- Choithar village Location in Manipur, India Choithar village Choithar village (India)
- Coordinates: 25°04′39″N 94°23′50″E﻿ / ﻿25.07750°N 94.39722°E
- Country: India
- State: Manipur
- District: Ukhrul

Population
- • Total: 1,392

Languages
- • Official: Tangkhul (Rithar/Choithar)
- Time zone: UTC+5:30 (IST)
- PIN: 795142
- Vehicle registration: MN
- Nearest city: Ukhrul Kohima
- Literacy: 86.34%
- Lok Sabha constituency: Outer Manipur
- Vidhan Sabha constituency: Ukhrul
- Website: manipur.gov.in

= Choithar =

Choithar (Rithar) is a village located east of Ukhrul in Ukhrul district, Manipur state, India. The village is 12 kilometers from Ukhrul. National Highway 150 Imphal-Kohima via Jessami partially connects the village. The village is about 6 kilometers from the National highway connected earlier by an old British road. There was a proposal to construct a new road under PMGSY for which there were reports of discrepancies on the part of the executing agencies.
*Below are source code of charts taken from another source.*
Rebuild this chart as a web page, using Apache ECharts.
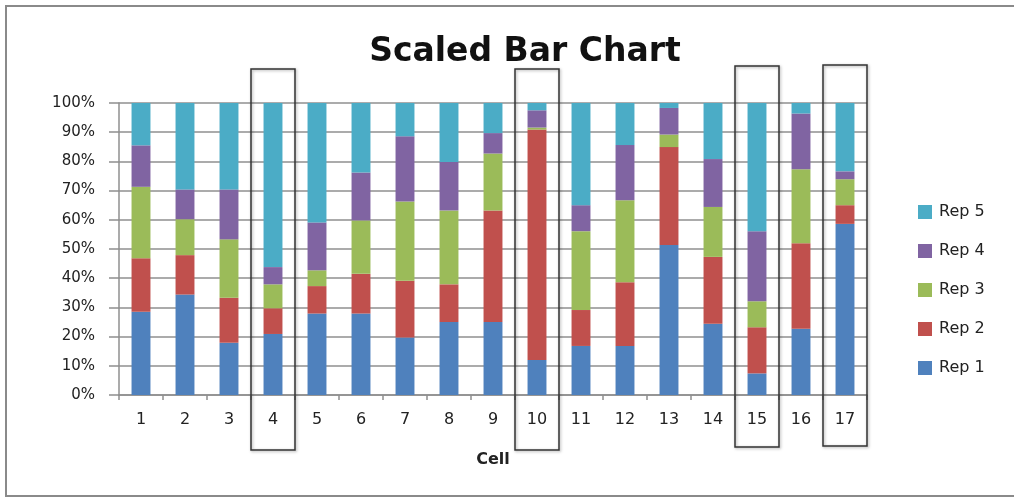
<!DOCTYPE html>
<html>
<head>
<meta charset="utf-8">
<script src="https://cdn.jsdelivr.net/npm/echarts@6/dist/echarts.min.js"></script>
<style>
  html, body { margin: 0; padding: 0; background: #fff; }
  #chart { width: 1014px; height: 501px; }
</style>
</head>
<body>
<div id="chart"></div>
<script>
// categories and series values (percent of each cell)
const cells = ['1','2','3','4','5','6','7','8','9','10','11','12','13','14','15','16','17'];
const rep1 = [28.5, 34.4, 17.9, 20.9, 27.9, 27.9, 19.7, 25.0, 25.0, 12.0, 16.8, 16.8, 51.4, 24.4, 7.4, 22.7, 58.6];
const rep2 = [18.3, 13.5, 15.4, 8.8, 9.4, 13.6, 19.4, 12.9, 38.2, 78.9, 12.3, 21.8, 33.5, 22.9, 15.8, 29.3, 6.4];
const rep3 = [24.5, 12.3, 20.0, 8.2, 5.4, 18.3, 27.2, 25.3, 19.5, 0.7, 27.0, 28.1, 4.3, 17.1, 8.9, 25.3, 8.9];
const rep4 = [14.2, 10.2, 17.1, 5.9, 16.4, 16.4, 22.3, 16.6, 7.0, 5.9, 8.9, 18.9, 9.1, 16.4, 24.0, 19.1, 2.7];
const rep5 = [14.5, 29.6, 29.6, 56.2, 40.9, 23.8, 11.4, 20.2, 10.3, 2.5, 35.0, 14.4, 1.7, 19.2, 43.9, 3.6, 23.4];
const yTicks = [0, 10, 20, 30, 40, 50, 60, 70, 80, 90, 100];
const highlighted = ['4', '10', '15', '17'];

const COLORS = ['#4F81BD', '#C0504D', '#9BBB59', '#8064A2', '#4BACC6'];
const GRID_GRAY = '#8f8f8f';

const chart = echarts.init(document.getElementById('chart'));

const seriesData = [rep1, rep2, rep3, rep4, rep5];
const series = seriesData.map((vals, i) => ({
  name: 'Rep ' + (i + 1),
  type: 'bar',
  stack: 'total',
  data: vals,
  barCategoryGap: '57%',
  itemStyle: { color: COLORS[i] },
}));

chart.setOption({
  animation: false,
  title: {
    text: 'Scaled Bar Chart',
    left: 520,
    top: 31,
    textAlign: 'center',
    textStyle: {
      fontFamily: 'DejaVu Sans',
      fontWeight: 'bold',
      fontSize: 33,
      color: '#111',
    },
  },
  grid: { left: 119, right: 147, top: 103, bottom: 106 },
  legend: {
    orient: 'vertical',
    left: 913,
    top: 199,
    itemWidth: 14,
    itemHeight: 14,
    itemGap: 23,
    icon: 'rect',
    data: ['Rep 5', 'Rep 4', 'Rep 3', 'Rep 2', 'Rep 1'],
    textStyle: { fontFamily: 'DejaVu Sans', fontSize: 16, color: '#222', padding: [0, 0, 0, 2] },
  },
  xAxis: {
    type: 'category',
    data: cells,
    name: 'Cell',
    nameLocation: 'middle',
    nameGap: 57,
    nameTextStyle: { fontFamily: 'DejaVu Sans', fontWeight: 'bold', fontSize: 16, color: '#222' },
    axisLine: { lineStyle: { color: GRID_GRAY, width: 1.5 } },
    axisTick: { show: true, length: 5, lineStyle: { color: GRID_GRAY, width: 1.5 } },
    axisLabel: { fontFamily: 'DejaVu Sans', fontSize: 16, color: '#222', margin: 17 },
  },
  yAxis: {
    type: 'value',
    min: yTicks[0],
    max: yTicks[yTicks.length - 1],
    interval: 10,
    axisLine: { show: true, lineStyle: { color: GRID_GRAY, width: 1.5 } },
    axisTick: { show: true, inside: false, length: 10, lineStyle: { color: GRID_GRAY, width: 1.5 } },
    splitLine: { lineStyle: { color: GRID_GRAY, width: 1.5 } },
    axisLabel: { fontFamily: 'DejaVu Sans', fontSize: 15, color: '#222', margin: 24, formatter: '{value}%' },
  },
  series: series,
});

// outer chart border plus highlight boxes around selected cells
const elements = [{
  type: 'rect',
  shape: { x: 6, y: 6, width: 1020, height: 490 },
  style: { fill: 'none', stroke: '#8a8a8a', lineWidth: 2 },
  silent: true,
}];
const band = chart.convertToPixel({ xAxisIndex: 0 }, cells[1]) - chart.convertToPixel({ xAxisIndex: 0 }, cells[0]);
highlighted.forEach((c, i) => {
  const center = chart.convertToPixel({ xAxisIndex: 0 }, c);
  // the later boxes sit a few pixels higher in the original
  const lift = i < 2 ? 0 : 3 + (i - 2);
  const top = chart.convertToPixel({ yAxisIndex: 0 }, 100) - 34 - lift;
  const bottom = chart.convertToPixel({ yAxisIndex: 0 }, 0) + 55 - lift;
  elements.push({
    type: 'rect',
    z: 100,
    shape: { x: center - band / 2, y: top, width: band, height: bottom - top },
    style: { fill: 'none', stroke: '#333', lineWidth: 1.5, shadowBlur: 3, shadowColor: 'rgba(0,0,0,0.35)', shadowOffsetX: 1, shadowOffsetY: 1 },
    silent: true,
  });
});
chart.setOption({ graphic: elements });

window.addEventListener('resize', () => chart.resize());
</script>
</body>
</html>
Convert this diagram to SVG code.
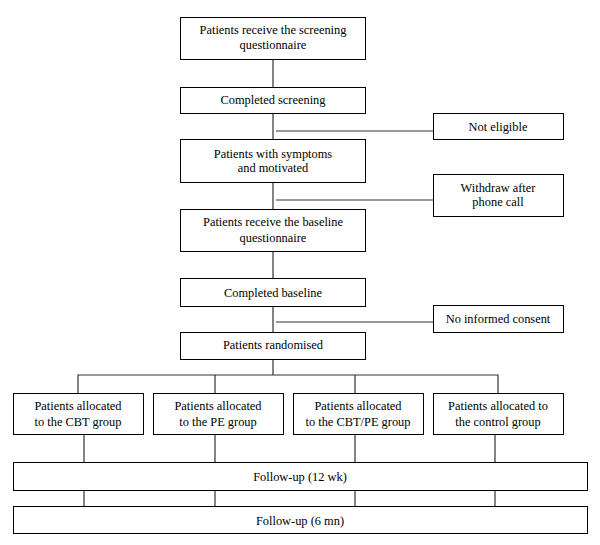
<svg xmlns="http://www.w3.org/2000/svg" width="600" height="545" viewBox="0 0 600 545">
<style>
.box{fill:#fff;stroke:#000;stroke-width:1}
.ln{stroke:#333;stroke-width:1.2;fill:none}
text{font-family:'Liberation Serif','Times New Roman','DejaVu Serif',serif;font-size:12.4px;fill:#000;text-anchor:middle}
</style>
<rect width="600" height="545" fill="#fff"/>
<g id="connectors">
<path class="ln" d="M273 59V87M273 113V139M273 182V209M273 251V278M273 306V332M273 359V375"/>
<path class="ln" d="M276 131H433M276 200H433M276 322H433"/>
<path class="ln" d="M78 393V375H498V393M215 375V393M355 375V393"/>
<path class="ln" d="M84 434V462M215 434V462M355 434V462M495 434V462"/>
<path class="ln" d="M84 490V506M215 490V506M355 490V506M495 490V506"/>
</g>
<g id="n1"><rect class="box" x="180.5" y="17.5" width="185" height="42"/><text x="273" y="34">Patients receive the screening</text><text x="273" y="49">questionnaire</text></g>
<g id="n2"><rect class="box" x="180.5" y="87.5" width="185" height="26"/><text x="273" y="104">Completed screening</text></g>
<g id="n3"><rect class="box" x="433.5" y="113.5" width="130" height="26"/><text x="498" y="131">Not eligible</text></g>
<g id="n4"><rect class="box" x="180.5" y="139.5" width="185" height="43"/><text x="273" y="158">Patients with symptoms</text><text x="273" y="172">and motivated</text></g>
<g id="n5"><rect class="box" x="433.5" y="174.5" width="130" height="42"/><text x="498" y="192">Withdraw after</text><text x="498" y="206">phone call</text></g>
<g id="n6"><rect class="box" x="180.5" y="209.5" width="185" height="42"/><text x="273" y="226">Patients receive the baseline</text><text x="273" y="242">questionnaire</text></g>
<g id="n7"><rect class="box" x="180.5" y="278.5" width="185" height="28"/><text x="273" y="297">Completed baseline</text></g>
<g id="n8"><rect class="box" x="433.5" y="305.5" width="130" height="27"/><text x="498" y="323">No informed consent</text></g>
<g id="n9"><rect class="box" x="180.5" y="332.5" width="185" height="27"/><text x="273" y="349">Patients randomised</text></g>
<g id="n10"><rect class="box" x="13.5" y="393.5" width="130" height="41"/><text x="78" y="410">Patients allocated</text><text x="78" y="426">to the CBT group</text></g>
<g id="n11"><rect class="box" x="153.5" y="393.5" width="130" height="41"/><text x="218" y="410">Patients allocated</text><text x="218" y="426">to the PE group</text></g>
<g id="n12"><rect class="box" x="293.5" y="393.5" width="130" height="41"/><text x="358" y="410">Patients allocated</text><text x="358" y="426">to the CBT/PE group</text></g>
<g id="n13"><rect class="box" x="433.5" y="393.5" width="130" height="41"/><text x="498" y="410">Patients allocated to</text><text x="498" y="426">the control group</text></g>
<g id="n14"><rect class="box" x="13.5" y="462.5" width="574" height="28"/><text x="300" y="481">Follow-up (12 wk)</text></g>
<g id="n15"><rect class="box" x="13.5" y="506.5" width="574" height="27"/><text x="300" y="525">Follow-up (6 mn)</text></g>
</svg>
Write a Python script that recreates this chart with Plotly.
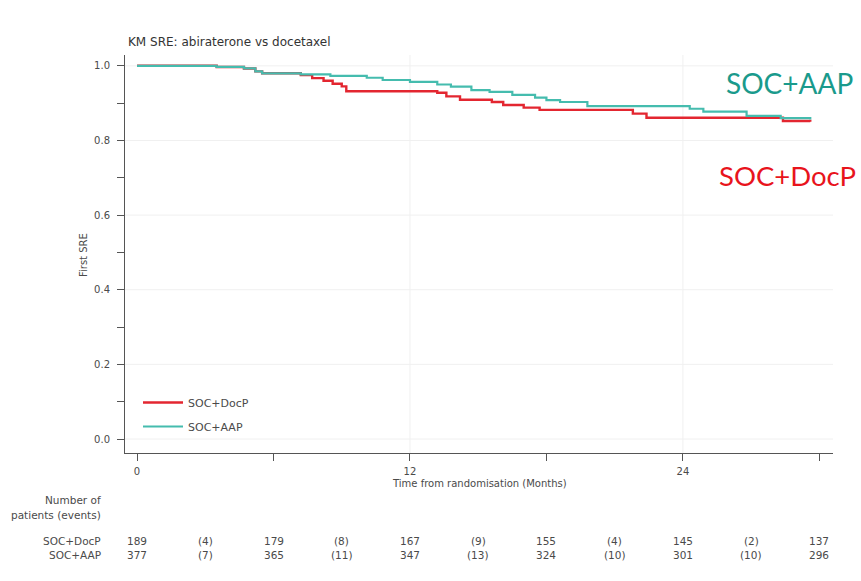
import plotly.graph_objects as go

# Kaplan-Meier step estimates (months, proportion free of first SRE)
doc_time = [0, 3.5, 4.7, 5.2, 5.5, 7.2, 7.7, 8.2, 8.6, 9.0, 9.2, 13.2, 13.6, 14.2,
            15.6, 16.1, 17.0, 17.7, 21.8, 22.4, 28.4, 29.6]
doc_surv = [1.0, 0.997, 0.993, 0.985, 0.98, 0.975, 0.967, 0.96, 0.952, 0.945, 0.932,
            0.928, 0.918, 0.909, 0.903, 0.895, 0.888, 0.882, 0.872, 0.861, 0.852, 0.850]

aap_time = [0, 3.5, 4.7, 5.2, 5.5, 7.2, 8.5, 10.1, 10.8, 12.0, 13.2, 13.8, 14.7, 15.5,
            16.5, 17.5, 18.0, 18.6, 19.8, 24.3, 24.9, 26.8, 28.3, 29.6]
aap_surv = [1.0, 0.997, 0.993, 0.985, 0.98, 0.977, 0.973, 0.968, 0.962, 0.957, 0.950,
            0.944, 0.935, 0.930, 0.922, 0.915, 0.908, 0.903, 0.892, 0.885, 0.877, 0.866,
            0.860, 0.856]

# Number at risk table (patients at 6-month marks, events in between)
risk_time = [0, 3, 6, 9, 12, 15, 18, 21, 24, 27, 30]
doc_risk = ["189", "(4)", "179", "(8)", "167", "(9)", "155", "(4)", "145", "(2)", "137"]
aap_risk = ["377", "(7)", "365", "(11)", "347", "(13)", "324", "(10)", "301", "(10)", "296"]

x_ticks = [0, 6, 12, 18, 24, 30]
x_tick_text = ["0", "", "12", "", "24", ""]
y_ticks = [0.0, 0.1, 0.2, 0.3, 0.4, 0.5, 0.6, 0.7, 0.8, 0.9, 1.0]
y_tick_text = ["0.0", "", "0.2", "", "0.4", "", "0.6", "", "0.8", "", "1.0"]

RED = "#e32630"
TEAL = "#45bcae"
RED_LABEL = "#e8141c"
TEAL_LABEL = "#1a9a8c"
GREY = "#4a4a4a"
FONT = "DejaVu Sans, sans-serif"

W, H = 861, 581
L, R, T, B = 125, 833, 55, 453  # plot area edges in pixels


def px(xpix):
    return (xpix - L) / (R - L)


def py(ypix):
    return (B - ypix) / (B - T)


fig = go.Figure()
fig.add_trace(go.Scatter(x=doc_time, y=doc_surv, mode="lines", name="SOC+DocP",
                         line=dict(color=RED, width=2.4, shape="hv"),
                         legendgroup="doc"))
fig.add_trace(go.Scatter(x=aap_time, y=aap_surv, mode="lines", name="SOC+AAP",
                         line=dict(color=TEAL, width=2.2, shape="hv"),
                         legendgroup="aap"))

fig.update_layout(
    width=W, height=H,
    margin=dict(l=L, r=W - R, t=T, b=H - B),
    paper_bgcolor="white", plot_bgcolor="white",
    font=dict(family=FONT, size=10, color=GREY),
    title=dict(text="KM SRE: abiraterone vs docetaxel", xref="container", yref="container",
               x=128 / W, xanchor="left", y=1 - 42 / H, yanchor="middle",
               font=dict(size=12, color="#333333", family=FONT)),
    showlegend=True,
    legend=dict(x=px(138), y=py(388), xanchor="left", yanchor="top", bgcolor="rgba(0,0,0,0)",
                font=dict(size=11, color=GREY, family=FONT), tracegroupgap=5,
                itemwidth=40),
    xaxis=dict(range=[-0.53, 30.6], tickvals=x_ticks, ticktext=x_tick_text,
               showline=True, linecolor="#555555", linewidth=1, ticks="outside",
               ticklen=7, tickcolor="#555555", showgrid=False, ticklabelstandoff=2,
               zeroline=False, tickfont=dict(size=10, color=GREY, family=FONT)),
    yaxis=dict(range=[-0.0375, 1.029], tickvals=y_ticks, ticktext=y_tick_text,
               showline=True, linecolor="#555555", linewidth=1, ticks="outside",
               ticklen=7, tickcolor="#555555", showgrid=False, ticklabelstandoff=5,
               zeroline=False, tickfont=dict(size=10, color=GREY, family=FONT)),
)

# faint gridlines at labelled ticks
for v in [0.0, 0.2, 0.4, 0.6, 0.8, 1.0]:
    fig.add_hline(y=v, line=dict(color="#f0f0f0", width=1), layer="below")
for v in [12, 24]:
    fig.add_vline(x=v, line=dict(color="#f0f0f0", width=1), layer="below")

small = dict(size=10.5, color=GREY, family=FONT)
annotations = []
for t, d, a in zip(risk_time, doc_risk, aap_risk):
    annotations.append(dict(x=t, y=py(541), xref="x", yref="paper", text=d,
                            xanchor="center", yanchor="middle", showarrow=False, font=small))
    annotations.append(dict(x=t, y=py(555), xref="x", yref="paper", text=a,
                            xanchor="center", yanchor="middle", showarrow=False, font=small))

for text, ypix in [("Number of", 500), ("patients (events)", 515),
                   ("SOC+DocP", 541), ("SOC+AAP", 555)]:
    annotations.append(dict(x=px(103), y=py(ypix), xref="paper", yref="paper", text=text,
                            xanchor="right", yanchor="middle", showarrow=False, font=small))

annotations += [
    dict(x=px(84), y=py(255), xref="paper", yref="paper", text="First SRE", textangle=-90,
         xanchor="center", yanchor="middle", showarrow=False,
         font=dict(size=10, color=GREY, family=FONT)),
    dict(x=px(480), y=py(483), xref="paper", yref="paper",
         text="Time from randomisation (Months)", xanchor="center", yanchor="middle",
         showarrow=False, font=dict(size=10, color=GREY, family=FONT)),
    dict(x=px(724), y=py(83), xref="paper", yref="paper", text="SOC+AAP",
         xanchor="left", yanchor="middle", showarrow=False,
         font=dict(size=28, color=TEAL_LABEL, family="Lato")),
    dict(x=px(717), y=py(175), xref="paper", yref="paper", text="SOC+DocP",
         xanchor="left", yanchor="middle", showarrow=False,
         font=dict(size=27.5, color=RED_LABEL, family="Lato")),
]
fig.update_layout(annotations=annotations)

fig.write_html("out.html")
Choithar is flanked by Ukhrul in the west, Choithar in the north, Nungshong in the south and Khangkhui in the east.

==Total population==
According to 2011 census, Choithar has 258 households with the total of 1392 people of which 717 are male and 675 are female. Of the total population, 199 were in the age group of 0–6 years. The average sex ratio of the village is 941 female to 1000 male which is lower than the state average of 985. The literacy rate of the village stands at 86.34%. Male literacy rate stands at 88.78% while female literacy rate was 83.74%.

==People and occupation==
The village is home to people of Tangkhul Naga tribe. Majority of the inhabitants are Christians. Agriculture is the primary occupation of the inhabitants. The village was in the news recently for the spread of a mysterious pine tree disease that affected large area of the village forest. Choithar is one of the 44 villages considered likely to be affected as a catchment area when the Mapithel multi purpose is finally functional. In 2013, Reingamphy Awungshi, a girl from this village was found mysteriously murdered in her rented apartment in Delhi for which there was a great public uproar and protests both in the National capital and in the state of Manipur.